As part of my end-of-year benchmarking and various historical comparisons, over the holidays I was curious to take a look at how the mature AMD EPYC 9004 "Genoa" performance has evolved over the past two years under Linux. Going off benchmarks I ran back at the end of 2022 on the same AMD Titanite EPYC reference server platform for two EPYC 9654 Genoa processors, I repeated the same tests using the newest releases of Intel Clear Linux and Ubuntu Linux for seeing how the performance has evolved.

With the AMD Titanite reference server running two AMD EPYC 9654 96-core Genoa processors, 24 x 64GB DDR5-4800 memory, and 800GB Intel Optane DC P4800X 800GB (SSDPF21Q800GB) NVMe SSD, I compared the performance of the prior end of 2022 benchmarks of Intel Clear Linux 37860 and Ubuntu 22.10 to that of running the latest Clear Linux 42790 and Ubuntu 24.10 on the same AMD EPYC server.
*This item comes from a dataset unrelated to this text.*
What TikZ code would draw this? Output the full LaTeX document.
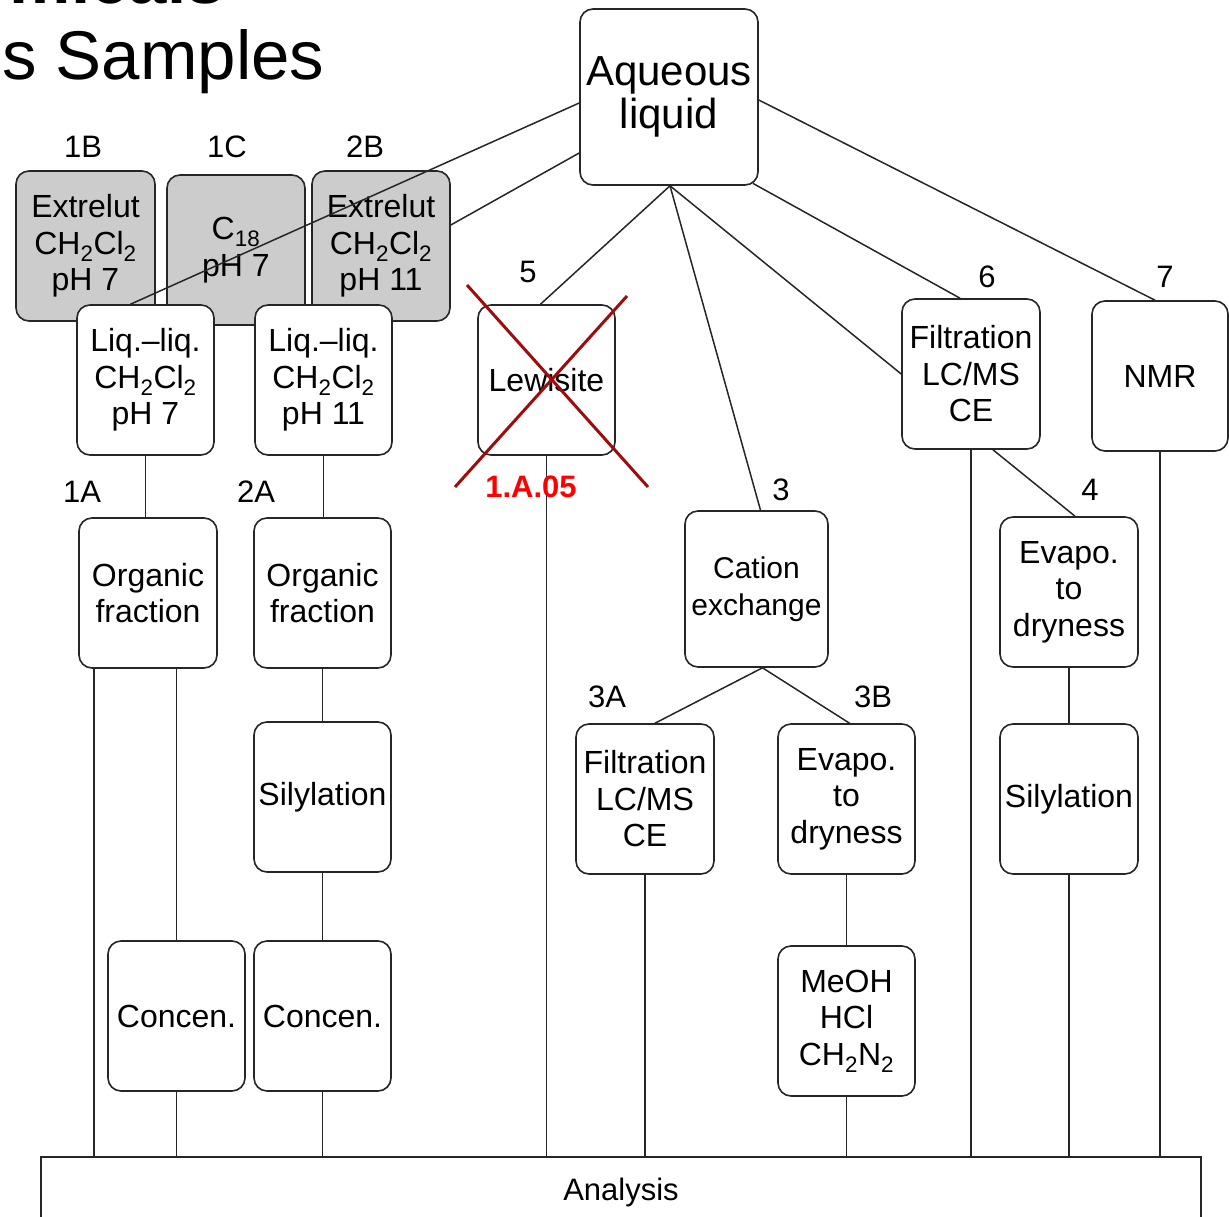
\documentclass[tikz,border=0pt]{standalone}
\usepackage{fontspec}
\setmainfont{Liberation Sans}
\begin{document}
\begin{tikzpicture}[x=1pt,y=-1pt,
  bx/.style={draw=black!85, line width=1.6pt, rounded corners=13pt, fill=white, align=center,
    inner sep=0pt, minimum width=138pt, minimum height=150pt, font=\fontsize{32}{36.5}\selectfont},
  gbx/.style={bx, fill=black!20},
  lbl/.style={inner sep=0pt, font=\fontsize{31}{36}\selectfont},
  conn/.style={line width=1.5pt, draw=black!85},
  xline/.style={line width=3pt, draw=red!60!black!95}]
\useasboundingbox (0,0) rectangle (1229,1217);

% title fragments
\node[anchor=base west, inner sep=0pt, font=\fontsize{69}{72}\selectfont] (ttl) at (2,80) {s Samples};
\node[anchor=base east, inner sep=0pt, font=\fontsize{69}{72}\selectfont\bfseries] (ttl2) at (225,4) {micals};

% top node
\node[bx, minimum width=178pt, minimum height=176pt, font=\fontsize{42}{43}\selectfont] (aq) at (669,97) {Aqueous\\liquid};

% gray boxes
\node[gbx, minimum width=139pt] (ext1) at (85.5,246) {Extrelut\\CH\textsubscript{2}Cl\textsubscript{2}\\pH 7};
\node[gbx] (c18) at (236,250) {C\textsubscript{18}\\pH 7};
\node[gbx] (ext2) at (381,246) {Extrelut\\CH\textsubscript{2}Cl\textsubscript{2}\\pH 11};

% left branches
\node[bx, minimum width=137pt] (liq1) at (145.5,380) {Liq.–liq.\\CH\textsubscript{2}Cl\textsubscript{2}\\pH 7};
\node[bx, minimum width=137pt] (liq2) at (323.5,380) {Liq.–liq.\\CH\textsubscript{2}Cl\textsubscript{2}\\pH 11};
\node[bx] (org1) at (148,593) {Organic\\fraction};
\node[bx, minimum width=137pt] (org2) at (322.5,593) {Organic\\fraction};
\node[bx, minimum width=137pt] (sil1) at (322.5,797) {Silylation};
\node[bx, minimum width=137pt] (con1) at (176.5,1016) {Concen.};
\node[bx, minimum width=137pt] (con2) at (322.5,1016) {Concen.};

% middle
\node[bx, minimum width=137pt] (lew) at (546.5,380) {Lewisite};
\node[bx, minimum width=143pt, minimum height=156pt, font=\fontsize{30}{36.5}\selectfont] (cat) at (756.5,589) {Cation\\exchange};
\node[bx] (fil3) at (645,799) {Filtration\\LC/MS\\CE};
\node[bx, minimum width=137pt] (eva3) at (846.5,799) {Evapo.\\to\\dryness};
\node[bx, minimum width=137pt] (meoh) at (846.5,1021) {MeOH\\HCl\\CH\textsubscript{2}N\textsubscript{2}};

% right
\node[bx] (fil6) at (971,374) {Filtration\\LC/MS\\CE};
\node[bx, minimum width=136pt] (nmr) at (1160,376) {NMR};
\node[bx] (eva4) at (1069,592) {Evapo.\\to\\dryness};
\node[bx] (sil4) at (1069,799) {Silylation};

% analysis
\node[draw=black!85, line width=1.6pt, fill=white, minimum width=1160pt, minimum height=70pt, inner sep=0pt,
  font=\fontsize{31}{36}\selectfont] (ana) at (621,1192) {Analysis};

% labels
\node[lbl] (l1b) at (83,147) {1B};
\node[lbl] (l1c) at (227,147) {1C};
\node[lbl] (l2b) at (365,147) {2B};
\node[lbl] (l5) at (528,272) {5};
\node[lbl] (l1a) at (82,492) {1A};
\node[lbl] (l2a) at (256,492) {2A};
\node[lbl] (l3) at (781,490) {3};
\node[lbl] (l3a) at (607,697) {3A};
\node[lbl] (l3b) at (873,697) {3B};
\node[lbl] (l6) at (987,277) {6};
\node[lbl] (l7) at (1165,277) {7};
\node[lbl] (l4) at (1090,490) {4};

% connectors from aqueous liquid
\coordinate (aqb) at ([xshift=1pt]aq.south);
\coordinate (e2p) at ([yshift=21pt]ext2.east);
\coordinate (l1t) at ([xshift=-15pt]liq1.north);
\draw[conn] ([yshift=-6pt]aq.west) -- (l1t);
\draw[conn] ([yshift=-56pt]aq.west) -- (e2p);
\draw[conn] (aqb) -- ([xshift=-6pt]lew.north);
\draw[conn] (aqb) -- ([xshift=4pt]cat.north);
\draw[conn] (aqb) -- (fil6.west);
\draw[conn] ([xshift=-6pt,yshift=2.5pt]aq.south east) -- ([xshift=-11pt]fil6.north);
\draw[conn] ([yshift=-3pt]aq.east) -- ([xshift=-5pt]nmr.north);

% left column connectors
\draw[conn] (liq1.south |- org1.north) -- (liq1.south);
\draw[conn] (liq2.south) -- (liq2.south |- org2.north);
\coordinate (o1a) at ([xshift=16pt]org1.south west);
\draw[conn] (o1a) -- (o1a |- ana.north);
\draw[conn] (con1.north |- org1.south) -- (con1.north);
\draw[conn] (con1.south) -- (con1.south |- ana.north);
\draw[conn] (org2.south) -- (sil1.north);
\draw[conn] (sil1.south) -- (con2.north);
\draw[conn] (con2.south) -- (con2.south |- ana.north);

% middle connectors
\draw[conn] (lew.south) -- (lew.south |- ana.north);
\coordinate (catb) at ([xshift=6pt]cat.south);
\draw[conn] (catb) -- ([xshift=10pt]fil3.north);
\draw[conn] (catb) -- ([xshift=3pt]eva3.north);
\draw[conn] (fil3.south) -- (fil3.south |- ana.north);
\draw[conn] (eva3.south) -- (meoh.north);
\draw[conn] (meoh.south) -- (meoh.south |- ana.north);

% right connectors
\draw[conn] (fil6.south) -- (fil6.south |- ana.north);
\draw[conn] ([xshift=22pt]fil6.south) -- ([xshift=6pt]eva4.north);
\draw[conn] (eva4.south) -- (sil4.north);
\draw[conn] (sil4.south) -- (sil4.south |- ana.north);
\draw[conn] (nmr.south) -- (nmr.south |- ana.north);

% red cross on Lewisite
\coordinate (x1) at (467,285);
\coordinate (x2) at (648,487);
\coordinate (x3) at (627,296);
\coordinate (x4) at (455,487);
\draw[xline] (x1) -- (x2);
\draw[xline] (x3) -- (x4);
\node[inner sep=0pt, text=red, font=\fontsize{31}{36}\selectfont\bfseries] (code) at (531,487) {1.A.05};
\end{tikzpicture}
\end{document}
The two year software comparison on Clear Linux meant going from Linux 6.1 to Linux 6.12, GCC 12.2.1 to GCC 14.2.1, Python 3.11 to Python 3.13, OpenJDK 18 to 21 for Java, and a variety of other software package updates. Plus all of the Intel performance optimizations that their engineers have been pushing into the distribution over the past two years.